Swatton was savvy, guiding Day up a progressive ladder of competition, moving him early on to older age groups for better competition. By the time Day reached Junior World he was ready to take on the older boys.

The same held true once Day turned pro at 18 and came to America to play on the Nationwide Tour (now Web.com). When at 19 he captured a tournament in Ohio in 2007, Day became the youngest champion of a PGA Tour-sanctioned event.

He earned his PGA Tour card after that season, and in early 2008 Day was back at Torrey Pines as a professional -- only 3 1/2 years after winning Junior World.

By that time, Day had added another key member to his tight-knit team.
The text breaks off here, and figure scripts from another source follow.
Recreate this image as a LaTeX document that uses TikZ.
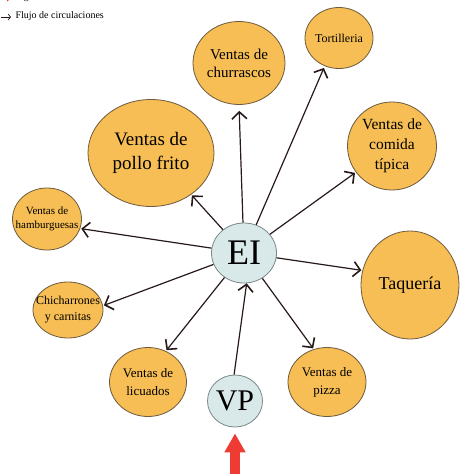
\documentclass[tikz,border=0pt]{standalone}
\usepackage{fontspec}
\setmainfont{Liberation Serif}
\usetikzlibrary{arrows.meta,shapes.geometric}
\definecolor{puesto}{RGB}{246,190,84}
\definecolor{puestoborde}{RGB}{110,90,60}
\definecolor{nodo}{RGB}{217,232,233}
\definecolor{nodoborde}{RGB}{120,135,135}
\definecolor{flecha}{RGB}{40,25,25}
\definecolor{ingreso}{RGB}{238,59,51}

\begin{document}
\begin{tikzpicture}[x=1pt,y=-1pt]
\tikzset{
  puestonode/.style={ellipse,draw=puestoborde,line width=0.8pt,fill=puesto,inner sep=0pt,align=center},
  centronode/.style={ellipse,draw=nodoborde,line width=0.8pt,fill=nodo,inner sep=0pt},
  flujo/.style={-{Straight Barb[length=7pt,width=15pt,line width=1.6pt]},line width=1.2pt,draw=flecha},
  entrada/.style={-{Triangle[length=19pt,width=20pt]},line width=10pt,draw=ingreso}
}
\clip (0,0) rectangle (460,474);
% legend
\coordinate (i_a) at (1,-1);
\coordinate (i_b) at (10,-1);
\node[anchor=west,font=\fontsize{10}{11}\selectfont] (t_in) at (12,-3) {Ingreso};
\draw[ingreso,line width=2pt,-{Triangle[length=3pt,width=5pt]}] (i_a) -- (i_b);
\coordinate (f_a) at (1,17);
\coordinate (f_b) at (11,17);
\node[anchor=west,font=\fontsize{10}{11}\selectfont] (t_fl) at (12,16) {Flujo de circulaciones};
\draw[flecha,line width=0.7pt,-{Straight Barb[length=2.5pt,width=6pt]}] (f_a) -- (f_b);
% nodes
\node[centronode,minimum width=65pt,minimum height=60pt,font=\fontsize{36}{36}\selectfont] (n_EI) at (244,253) {EI};
\node[centronode,minimum width=55pt,minimum height=52pt,font=\fontsize{30}{30}\selectfont] (n_VP) at (235,401) {VP};
\node[puestonode,minimum width=92pt,minimum height=83pt,font=\fontsize{15}{18}\selectfont] (n_chu) at (239,63) {Ventas de\\churrascos};
\node[puestonode,minimum width=68pt,minimum height=61pt,font=\fontsize{12}{14}\selectfont] (n_tor) at (339,38) {Tortilleria};
\node[puestonode,minimum width=89pt,minimum height=88pt,font=\fontsize{15.5}{20}\selectfont] (n_com) at (392,146) {Ventas de\\comida\\típica};
\node[puestonode,minimum width=98pt,minimum height=108pt,font=\fontsize{18}{20}\selectfont] (n_taq) at (410,285) {Taquería};
\node[puestonode,minimum width=78pt,minimum height=69pt,font=\fontsize{13}{18}\selectfont] (n_piz) at (327,382) {Ventas de\\pizza};
\node[puestonode,minimum width=77pt,minimum height=69pt,font=\fontsize{13}{18}\selectfont] (n_lic) at (148,382) {Ventas de\\licuados};
\node[puestonode,inner xsep=-9pt,inner ysep=-4pt,minimum width=70pt,minimum height=56pt,font=\fontsize{12}{16}\selectfont] (n_chi) at (68,310) {Chicharrones\\y carnitas};
\node[puestonode,inner xsep=-9pt,inner ysep=-3pt,minimum width=69pt,minimum height=62pt,font=\fontsize{11}{14}\selectfont] (n_ham) at (47,219) {Ventas de\\hamburguesas};
\node[puestonode,inner xsep=-4pt,minimum width=126pt,minimum height=107pt,font=\fontsize{19}{24}\selectfont] (n_pol) at (151,153) {Ventas de\\pollo frito};
\coordinate (c_in) at (235,480);
% connectors
\draw[flujo,shorten >=6pt] (n_EI) -- (n_chu.-90);
\draw[flujo,shorten >=2pt] (n_EI) -- (n_tor.-117);
\draw[flujo,shorten >=1pt] (n_EI) -- (n_com.-144);
\draw[flujo,shorten >=1pt] (n_EI) -- (n_taq.163);
\draw[flujo,shorten >=1pt] (n_EI) -- (n_piz.112);
\draw[flujo,shorten >=1pt] (n_EI) -- (n_lic.60);
\draw[flujo,shorten >=1pt] (n_EI) -- (n_chi.7);
\draw[flujo,shorten >=1pt] (n_EI) -- (n_ham.-16);
\draw[flujo,shorten >=1pt] (n_EI) -- (n_pol.-46);
\draw[flujo] (n_VP.92) -- (n_EI.-85);
\draw[entrada,shorten >=6pt] (c_in) -- (n_VP);
\end{tikzpicture}
\end{document}
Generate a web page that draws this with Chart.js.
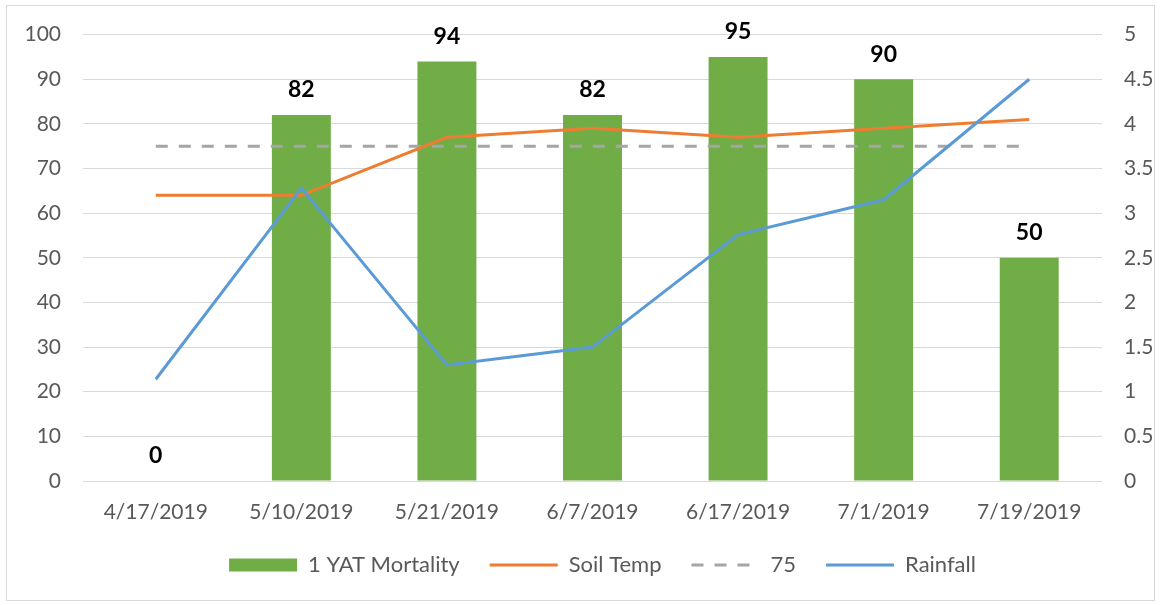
<!DOCTYPE html>
<html>
<head>
<meta charset="utf-8">
<script src="https://cdn.jsdelivr.net/npm/chart.js@4/dist/chart.umd.min.js"></script>
<style>
  html, body { margin: 0; padding: 0; background: #fff; }
</style>
</head>
<body>
<canvas id="grafica" width="1161" height="605"></canvas>
<script>
// datos
const fechas = ['4/17/2019', '5/10/2019', '5/21/2019', '6/7/2019', '6/17/2019', '7/1/2019', '7/19/2019']
const mortalidad = [0, 82, 94, 82, 95, 90, 50]
const tempSuelo = [64, 64, 77, 79, 77, 79, 81]
const referencia = [75, 75, 75, 75, 75, 75, 75]
const lluvia = [1.14, 3.28, 1.3, 1.5, 2.76, 3.15, 4.5]
const ticksIzq = [0, 10, 20, 30, 40, 50, 60, 70, 80, 90, 100]
const ticksDer = [0, 0.5, 1, 1.5, 2, 2.5, 3, 3.5, 4, 4.5, 5]

Chart.defaults.font.family = 'Lato'
Chart.defaults.font.size = 21
Chart.defaults.color = '#595959'

const estilosLeyenda = ['rect', 'line', 'line', 'line']

// marco gris y fondo blanco
const marco = {
  id: 'marco',
  beforeDraw(chart) {
    const ctx = chart.ctx
    ctx.save()
    ctx.fillStyle = '#fff'
    ctx.fillRect(0, 0, chart.width, chart.height)
    ctx.strokeStyle = '#d9d9d9'
    ctx.lineWidth = 1
    ctx.strokeRect(6.5, 5.5, 1148, 595)
    ctx.restore()
  }
}

// etiquetas de valor sobre las barras
const etiquetas = {
  id: 'etiquetas',
  afterDatasetsDraw(chart) {
    const ctx = chart.ctx
    const meta = chart.getDatasetMeta(0)
    ctx.save()
    ctx.font = 'bold 23px Lato'
    ctx.fillStyle = '#000'
    ctx.textAlign = 'center'
    ctx.textBaseline = 'middle'
    meta.data.forEach((bar, i) => {
      ctx.fillText(String(mortalidad[i]), bar.x, bar.y - 25)
    })
    ctx.restore()
  }
}

// mover la leyenda un poco a la derecha como en el original
const moverLeyenda = {
  id: 'moverLeyenda',
  afterLayout(chart) {
    chart.legend.left += 22
    chart.legend.right += 22
  }
}

const graphic = document.getElementById('grafica')
new Chart(graphic, {
  data: {
    labels: fechas,
    datasets: [
      {
        type: 'bar',
        label: '1 YAT Mortality',
        data: mortalidad,
        backgroundColor: '#70AD47',
        borderWidth: 0,
        categoryPercentage: 1,
        barPercentage: 0.405,
        yAxisID: 'y',
        order: 3
      },
      {
        type: 'line',
        label: 'Soil Temp',
        data: tempSuelo,
        borderColor: '#ED7D31',
        backgroundColor: '#ED7D31',
        borderWidth: 3,
        pointRadius: 0,
        tension: 0,
        yAxisID: 'y',
        order: 1
      },
      {
        type: 'line',
        label: '75',
        data: referencia,
        borderColor: '#A5A5A5',
        backgroundColor: '#A5A5A5',
        borderWidth: 3,
        borderDash: [12, 11],
        pointRadius: 0,
        tension: 0,
        yAxisID: 'y',
        order: 2
      },
      {
        type: 'line',
        label: 'Rainfall',
        data: lluvia,
        borderColor: '#5B9BD5',
        backgroundColor: '#5B9BD5',
        borderWidth: 3,
        pointRadius: 0,
        tension: 0,
        yAxisID: 'y1',
        order: 0
      }
    ]
  },
  options: {
    responsive: false,
    animation: false,
    devicePixelRatio: 1,
    layout: { padding: { top: 34, left: 0, right: 0, bottom: 19 } },
    plugins: {
      tooltip: { enabled: false },
      legend: {
        position: 'bottom',
        labels: {
          usePointStyle: true,
          pointStyleWidth: 68,
          boxHeight: 13,
          padding: 30,
          color: '#595959',
          font: { size: 22 },
          sort: (a, b) => a.datasetIndex - b.datasetIndex,
          generateLabels(chart) {
            const items = Chart.defaults.plugins.legend.labels.generateLabels(chart)
            items.forEach(it => {
              const ds = chart.data.datasets[it.datasetIndex]
              it.pointStyle = estilosLeyenda[it.datasetIndex]
              if (ds.type === 'line') {
                it.lineWidth = 3
                it.strokeStyle = ds.borderColor
                it.lineDash = ds.borderDash || []
              }
            })
            return items
          }
        }
      }
    },
    scales: {
      x: {
        grid: { display: false },
        border: { display: false },
        ticks: { padding: 11, maxRotation: 0 },
        afterFit(s) { s.height = 43 }
      },
      y: {
        position: 'left',
        min: 0,
        max: 100,
        border: { display: false },
        grid: { color: '#d9d9d9', lineWidth: 1, drawTicks: false },
        afterBuildTicks(s) { s.ticks = ticksIzq.map(v => ({ value: v })) },
        ticks: { padding: 22 },
        afterFit(s) { s.width = 83 }
      },
      y1: {
        position: 'right',
        min: 0,
        max: 5,
        border: { display: false },
        grid: { display: false, drawTicks: false },
        afterBuildTicks(s) { s.ticks = ticksDer.map(v => ({ value: v })) },
        ticks: { padding: 22, callback: v => String(v) },
        afterFit(s) { s.width = 59 }
      }
    }
  },
  plugins: [marco, etiquetas, moverLeyenda]
})
</script>
</body>
</html>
Swatton and Day frequented a storefront Irish pub, Mavis Winkles, in Twinsburg, Ohio, where, yes, they hold a twins festival every year. Working at the pub was a bubbly, 19-year-old brunette, Ellie Harvey, a girl from rural Ohio who was going to college and sharing a one-bedroom apartment with no TV.

Ellie took notice of the "cute guy with the Australian accent," but the then-17-year-old Day was too shy to talk to her. It was more than a year later that Jason got up the nerve to ask her on a date. They went to Applbee's, chaperoned by Swatton, of course.

Ellie new nothing about golf, and Day needled her for wearing a collared shirt to her first pro tournament because she thought it was required of spectators.

Day, who had only one serious girlfriend before Ellie, always said he wanted marriage and kids early. He and Ellie wed in 2009.

"It's funny. We've been doing this for so long together now, I have a really good sense of him and what he's thinking and feeling," Ellie Day said last week as the family packed up their bus to come to San Diego from their West Coast base in Palm Desert.

"Every guy is different in how he wants to deal with his golf. I don't typically talk to him about it a lot. If he wants to talk to me about it, I want to be there for him. But he'll talk to everyone else all dang day about golf, and not me."

Dash was born in July 2012, and everyone around them say he is a carbon copy of his father -- fun-loving, intense, energetic, headstrong.

"They're both my kids," Ellie said with a laugh. "They're interchangeable.

"When Dash gets mad, it's a crazy mad. When he's happy, he's the sweetest, loving little boy."

Their second child, daughter Lucy, arrived in mid-November, and Swatton said he marvels at how Day manages the responsibilities. He points out that among Day's younger rivals -- Jordan Spieth, Rory McIlroy and Rickie Fowler -- none are married or have kids.

"We always discuss that," Swatton said. "There are two ways you can go. You can do it all when you're young and single or go the other route. Family can be a distraction, but it's also a balance.

"He's got a lot of work and life commitments. That's why I'm super proud of him as a dad and as player, but I'm most proud of him as a human being."